Episode #40: Clarence Thomas and the Lost Constitution with Myron Magnet

Peter Wood

When Clarence Thomas joined the Supreme Court in 1991, he found many on the Court were interpreting a different Constitution than the one the Framers wrote. That’s the thesis of Clarence Thomas and the Lost Constitution, an excellent new book by Myron Magnet.

Magnet joins me on Curriculum Vitae to discuss Thomas’s biography and the history of the US Constitution. Along the way, we talk about higher education’s role in forming citizens who are capable of keeping the American republic.

You can buy the book online here, and read my review of it here.

Show Notes

0:00 Peter introduces Myron Magnet and his book, Clarence Thomas and the Lost Constitution.

2:12 Some of Thomas’s most important education occurred outside of college. How about for Myron Magnet?

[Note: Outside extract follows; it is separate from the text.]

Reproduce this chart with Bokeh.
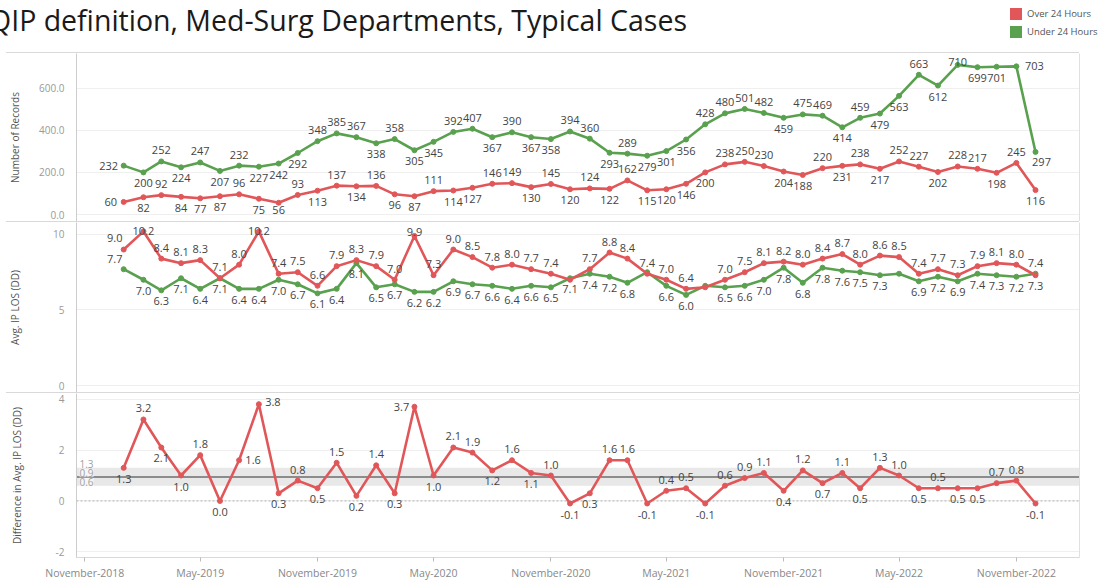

7:15 Myron says “one of the luckiest things that happened to me” was not getting an academic career.

7:56 Myron talks about Thomas’s childhood in poverty and segregation, and how his grandfather raised him to work hard and become self-reliant.

13:09 Thomas went through a radical phase in college.

17:01 While chairman of the Equal Employment and Opportunity Commission, Thomas hired two political philosophers and studied the Constitution.

21:30 Myron and Peter digress on the New York Times’ 1619 Project. Was the real founding of America based on the idea of slavery?

30:36 “Who Killed the Constitution?” is one chapter in Myron’s book. He explains how the Supreme Court shifted from interpreting the Constitution to “making stuff up,” as Peter says.

33:10 Stare decisis: what does it mean, and how has it affected the Constitution?

41:06 The rise of the administrative state and the decline of the rule of law also twisted the Court’s interpretation of the Constitution. Myron especially blames Woodrow Wilson.

47:36 Myron calls Thomas “the most consequential jurist of our era.”

48:53 “The dissent won the day.” Thomas often writes lone dissents – but he takes inspiration from Justice John Marshall Harlan, who wrote the lone dissent in Plessy V. Ferguson, standing alone in his objection to racial segregation.

55:20 Myron says Justice Thomas is “an unusually free man.”

56:46 Peter brings up the 1978 Bakke decision, in which the Supreme Court jimmied the principle of “diversity” into the Constitution. What does Justice Thomas think of this?

1:01:26 The Founders knew the Republic wasn’t a sure thing – it depended on citizens of a certain character. Peter and Myron discuss higher education’s role in forming these citizens.